## Data lines
-*-*-
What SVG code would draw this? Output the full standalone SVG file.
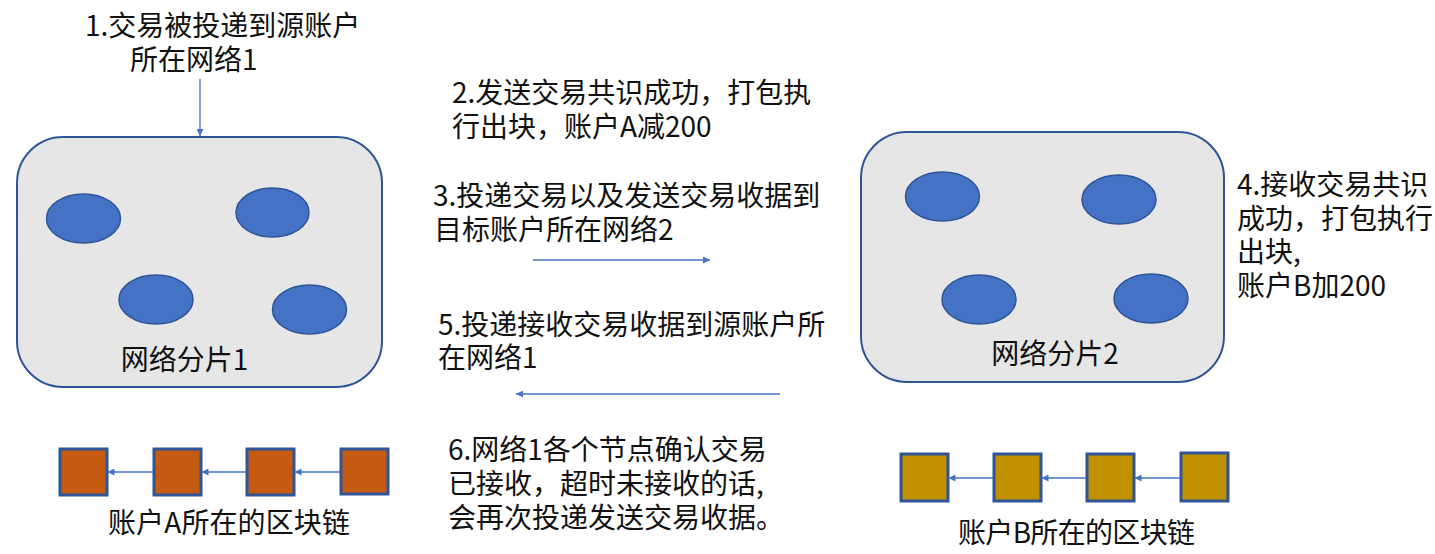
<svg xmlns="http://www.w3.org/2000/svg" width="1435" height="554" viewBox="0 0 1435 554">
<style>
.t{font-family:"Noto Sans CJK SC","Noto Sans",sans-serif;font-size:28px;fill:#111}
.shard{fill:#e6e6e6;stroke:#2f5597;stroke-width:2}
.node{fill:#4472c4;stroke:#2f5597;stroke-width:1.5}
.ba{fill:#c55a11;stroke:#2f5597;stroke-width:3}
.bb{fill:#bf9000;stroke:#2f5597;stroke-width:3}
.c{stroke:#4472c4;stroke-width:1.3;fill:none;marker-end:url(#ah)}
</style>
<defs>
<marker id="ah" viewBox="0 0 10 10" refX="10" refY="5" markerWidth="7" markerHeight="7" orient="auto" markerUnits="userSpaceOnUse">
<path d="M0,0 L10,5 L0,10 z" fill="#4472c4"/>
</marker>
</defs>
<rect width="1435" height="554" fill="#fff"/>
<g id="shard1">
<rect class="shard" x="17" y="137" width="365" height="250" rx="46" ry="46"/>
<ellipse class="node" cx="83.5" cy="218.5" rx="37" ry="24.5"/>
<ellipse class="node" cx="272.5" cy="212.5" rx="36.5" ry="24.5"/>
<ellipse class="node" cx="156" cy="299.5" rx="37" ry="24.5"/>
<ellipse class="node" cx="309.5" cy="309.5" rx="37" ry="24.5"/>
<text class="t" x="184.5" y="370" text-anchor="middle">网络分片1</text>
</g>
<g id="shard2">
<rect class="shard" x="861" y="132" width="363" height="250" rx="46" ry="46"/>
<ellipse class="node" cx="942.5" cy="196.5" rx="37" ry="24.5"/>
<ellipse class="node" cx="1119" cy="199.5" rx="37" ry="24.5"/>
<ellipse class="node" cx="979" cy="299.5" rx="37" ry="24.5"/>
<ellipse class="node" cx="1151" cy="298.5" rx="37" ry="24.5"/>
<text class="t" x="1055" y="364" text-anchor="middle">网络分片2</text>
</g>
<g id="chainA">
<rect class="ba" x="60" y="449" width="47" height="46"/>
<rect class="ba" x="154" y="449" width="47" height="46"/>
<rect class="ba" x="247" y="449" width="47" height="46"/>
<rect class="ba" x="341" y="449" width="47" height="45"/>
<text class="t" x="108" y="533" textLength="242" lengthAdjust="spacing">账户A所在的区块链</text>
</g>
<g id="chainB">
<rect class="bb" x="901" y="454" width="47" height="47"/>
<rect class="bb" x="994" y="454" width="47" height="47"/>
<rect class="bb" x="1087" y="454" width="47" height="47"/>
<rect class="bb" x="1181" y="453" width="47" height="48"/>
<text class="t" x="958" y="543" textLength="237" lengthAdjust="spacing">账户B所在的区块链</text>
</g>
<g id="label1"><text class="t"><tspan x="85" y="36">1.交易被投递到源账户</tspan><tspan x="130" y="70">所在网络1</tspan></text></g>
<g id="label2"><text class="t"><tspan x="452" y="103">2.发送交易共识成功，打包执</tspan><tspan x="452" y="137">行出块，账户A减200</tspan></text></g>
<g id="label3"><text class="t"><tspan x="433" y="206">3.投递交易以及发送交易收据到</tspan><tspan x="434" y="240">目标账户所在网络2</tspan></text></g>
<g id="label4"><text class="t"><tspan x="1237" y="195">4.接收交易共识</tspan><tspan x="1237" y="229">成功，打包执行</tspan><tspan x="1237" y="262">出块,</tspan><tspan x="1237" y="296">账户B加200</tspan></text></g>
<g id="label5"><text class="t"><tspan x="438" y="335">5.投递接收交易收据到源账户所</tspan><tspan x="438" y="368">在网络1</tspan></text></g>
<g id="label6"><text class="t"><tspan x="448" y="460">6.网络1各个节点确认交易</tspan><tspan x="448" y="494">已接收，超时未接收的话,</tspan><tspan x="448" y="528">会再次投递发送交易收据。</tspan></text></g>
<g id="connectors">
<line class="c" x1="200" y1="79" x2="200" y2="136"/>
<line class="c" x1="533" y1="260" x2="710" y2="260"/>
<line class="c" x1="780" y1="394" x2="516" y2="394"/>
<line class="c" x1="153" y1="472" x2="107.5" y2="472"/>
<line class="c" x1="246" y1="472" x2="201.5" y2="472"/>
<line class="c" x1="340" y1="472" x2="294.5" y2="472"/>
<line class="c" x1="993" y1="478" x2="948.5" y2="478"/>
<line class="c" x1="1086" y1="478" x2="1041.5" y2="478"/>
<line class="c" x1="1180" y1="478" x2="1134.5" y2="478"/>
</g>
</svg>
-*-*-
## Directive
Leave the pictures out and output the rest of the listing exactly.

## Result for this exercise
What SVG code would draw this? Output the full standalone SVG file.
<svg xmlns="http://www.w3.org/2000/svg" width="1435" height="554" viewBox="0 0 1435 554">
<style>
.t{font-family:"Noto Sans CJK SC","Noto Sans",sans-serif;font-size:28px;fill:#111}
.shard{fill:#e6e6e6;stroke:#2f5597;stroke-width:2}
.node{fill:#4472c4;stroke:#2f5597;stroke-width:1.5}
.ba{fill:#c55a11;stroke:#2f5597;stroke-width:3}
.bb{fill:#bf9000;stroke:#2f5597;stroke-width:3}
.c{stroke:#4472c4;stroke-width:1.3;fill:none;marker-end:url(#ah)}
</style>
<defs>
<marker id="ah" viewBox="0 0 10 10" refX="10" refY="5" markerWidth="7" markerHeight="7" orient="auto" markerUnits="userSpaceOnUse">
<path d="M0,0 L10,5 L0,10 z" fill="#4472c4"/>
</marker>
</defs>
<rect width="1435" height="554" fill="#fff"/>
<g id="shard1">
<rect class="shard" x="17" y="137" width="365" height="250" rx="46" ry="46"/>
<ellipse class="node" cx="83.5" cy="218.5" rx="37" ry="24.5"/>
<ellipse class="node" cx="272.5" cy="212.5" rx="36.5" ry="24.5"/>
<ellipse class="node" cx="156" cy="299.5" rx="37" ry="24.5"/>
<ellipse class="node" cx="309.5" cy="309.5" rx="37" ry="24.5"/>
<text class="t" x="184.5" y="370" text-anchor="middle">网络分片1</text>
</g>
<g id="shard2">
<rect class="shard" x="861" y="132" width="363" height="250" rx="46" ry="46"/>
<ellipse class="node" cx="942.5" cy="196.5" rx="37" ry="24.5"/>
<ellipse class="node" cx="1119" cy="199.5" rx="37" ry="24.5"/>
<ellipse class="node" cx="979" cy="299.5" rx="37" ry="24.5"/>
<ellipse class="node" cx="1151" cy="298.5" rx="37" ry="24.5"/>
<text class="t" x="1055" y="364" text-anchor="middle">网络分片2</text>
</g>
<g id="chainA">
<rect class="ba" x="60" y="449" width="47" height="46"/>
<rect class="ba" x="154" y="449" width="47" height="46"/>
<rect class="ba" x="247" y="449" width="47" height="46"/>
<rect class="ba" x="341" y="449" width="47" height="45"/>
<text class="t" x="108" y="533" textLength="242" lengthAdjust="spacing">账户A所在的区块链</text>
</g>
<g id="chainB">
<rect class="bb" x="901" y="454" width="47" height="47"/>
<rect class="bb" x="994" y="454" width="47" height="47"/>
<rect class="bb" x="1087" y="454" width="47" height="47"/>
<rect class="bb" x="1181" y="453" width="47" height="48"/>
<text class="t" x="958" y="543" textLength="237" lengthAdjust="spacing">账户B所在的区块链</text>
</g>
<g id="label1"><text class="t"><tspan x="85" y="36">1.交易被投递到源账户</tspan><tspan x="130" y="70">所在网络1</tspan></text></g>
<g id="label2"><text class="t"><tspan x="452" y="103">2.发送交易共识成功，打包执</tspan><tspan x="452" y="137">行出块，账户A减200</tspan></text></g>
<g id="label3"><text class="t"><tspan x="433" y="206">3.投递交易以及发送交易收据到</tspan><tspan x="434" y="240">目标账户所在网络2</tspan></text></g>
<g id="label4"><text class="t"><tspan x="1237" y="195">4.接收交易共识</tspan><tspan x="1237" y="229">成功，打包执行</tspan><tspan x="1237" y="262">出块,</tspan><tspan x="1237" y="296">账户B加200</tspan></text></g>
<g id="label5"><text class="t"><tspan x="438" y="335">5.投递接收交易收据到源账户所</tspan><tspan x="438" y="368">在网络1</tspan></text></g>
<g id="label6"><text class="t"><tspan x="448" y="460">6.网络1各个节点确认交易</tspan><tspan x="448" y="494">已接收，超时未接收的话,</tspan><tspan x="448" y="528">会再次投递发送交易收据。</tspan></text></g>
<g id="connectors">
<line class="c" x1="200" y1="79" x2="200" y2="136"/>
<line class="c" x1="533" y1="260" x2="710" y2="260"/>
<line class="c" x1="780" y1="394" x2="516" y2="394"/>
<line class="c" x1="153" y1="472" x2="107.5" y2="472"/>
<line class="c" x1="246" y1="472" x2="201.5" y2="472"/>
<line class="c" x1="340" y1="472" x2="294.5" y2="472"/>
<line class="c" x1="993" y1="478" x2="948.5" y2="478"/>
<line class="c" x1="1086" y1="478" x2="1041.5" y2="478"/>
<line class="c" x1="1180" y1="478" x2="1134.5" y2="478"/>
</g>
</svg>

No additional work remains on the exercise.